An dieser Rechtsprechung hält der erkennende Senat fest. Der Einwand der Revision, die vorgenannte BFH-Rechtsprechung betreffe allein Fälle geänderter Steueranrechnungsbeträge, trifft nicht zu. Vielmehr wird im Senatsurteil in BFHE 243, 111, BStBl II 2016, 115 ausdrücklich hervorgehoben, dass dem damaligen Streitfall eine geänderte Steuerfestsetzung zugrunde gelegen habe, die sich entsprechend auf die Anrechnungsverfügung auswirken müsse.
Daher kommt ‑‑wie das FG zutreffend erkannt hat‑‑ eine Teilverjährung der wegen des Steueränderungsbescheids nunmehr angepassten Abschlusszahlung in dem Sinne, dass ein Steueranspruch nur auf Entrichtung eines über die frühere Abschlusszahlung hinausgehenden Betrags besteht, nicht in Betracht.
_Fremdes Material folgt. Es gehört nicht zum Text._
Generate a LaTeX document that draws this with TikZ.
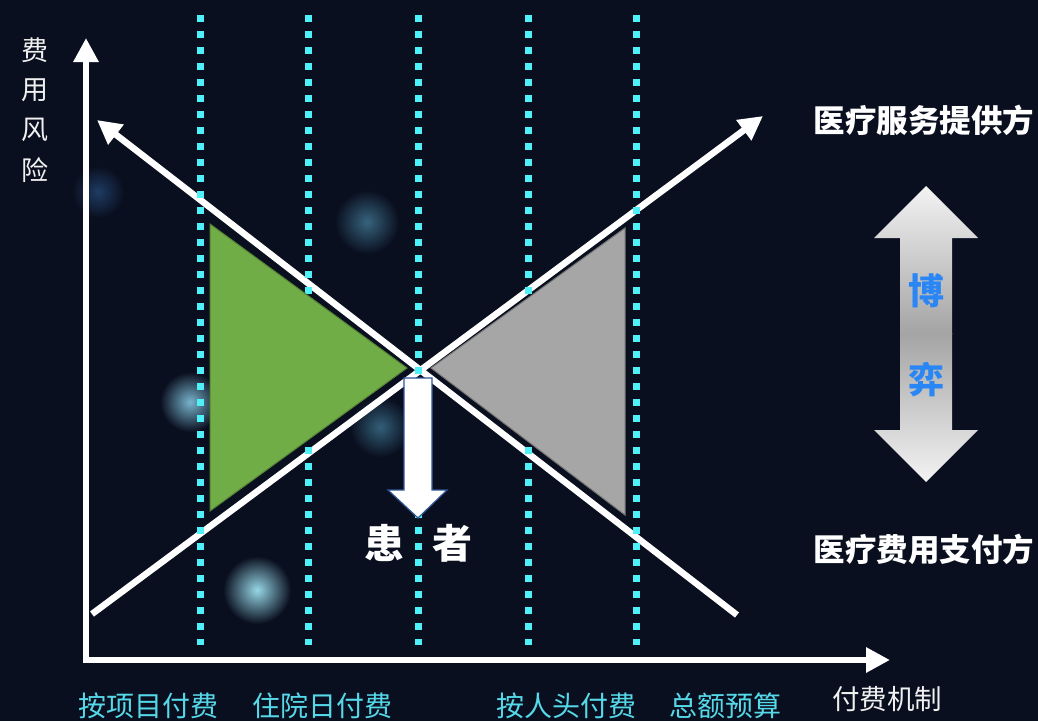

Für einen bestimmten Veranlagungszeitraum der Einkommensteuer besteht ein einheitlicher Anspruch aus dem Steuerschuldverhältnis, der bei mehrfach geänderter Steuerfestsetzung nicht in unterschiedliche Steuerzahlungsansprüche oder Erstattungsansprüche aufgespalten werden kann, die bezogen auf die jeweils ergangenen Steuerbescheide unterschiedlichen Verjährungsfristen unterliegen (Senatsurteil vom 6. Februar 1996 VII R 50/95, BFHE 179, 556, BStBl II 1997, 112; ebenso Frotscher in Schwarz/Pahlke, AO/FGO, § 229 AO Rz 10a; a.A.: Loose in Tipke/Kruse, Abgabenordnung, Finanzgerichtsordnung, § 228 AO Rz 5; Koenig/Fritsch, Abgabenordnung, 3. Aufl., § 228 Rz 8; Heuermann in Hübschmann/Hepp/Spitaler, § 228 AO Rz 14). Mit der der geänderten Steuerfestsetzung angepassten Anrechnungsverfügung wird der Betrag der Abschlusszahlung bzw. der Erstattung im Ganzen neu ausgewiesen und nicht etwa nur ein über die geänderte Anrechnungsverfügung hinausgehender Betrag. Durch den Änderungsbescheid verliert der geänderte Bescheid in vollem Umfang seine Wirkung (s. für Änderungen im Einspruchsverfahren § 365 Abs. 3 AO). Um Unterbrechungshandlungen i.S. des § 231 Abs. 4 AO, auf den die vorgenannten Vertreter der Gegenmeinung verweisen, geht es dabei nicht. Auch dies hat das FG zutreffend ausgeführt.
Die Kostenentscheidung folgt aus § 135 Abs. 2 FGO.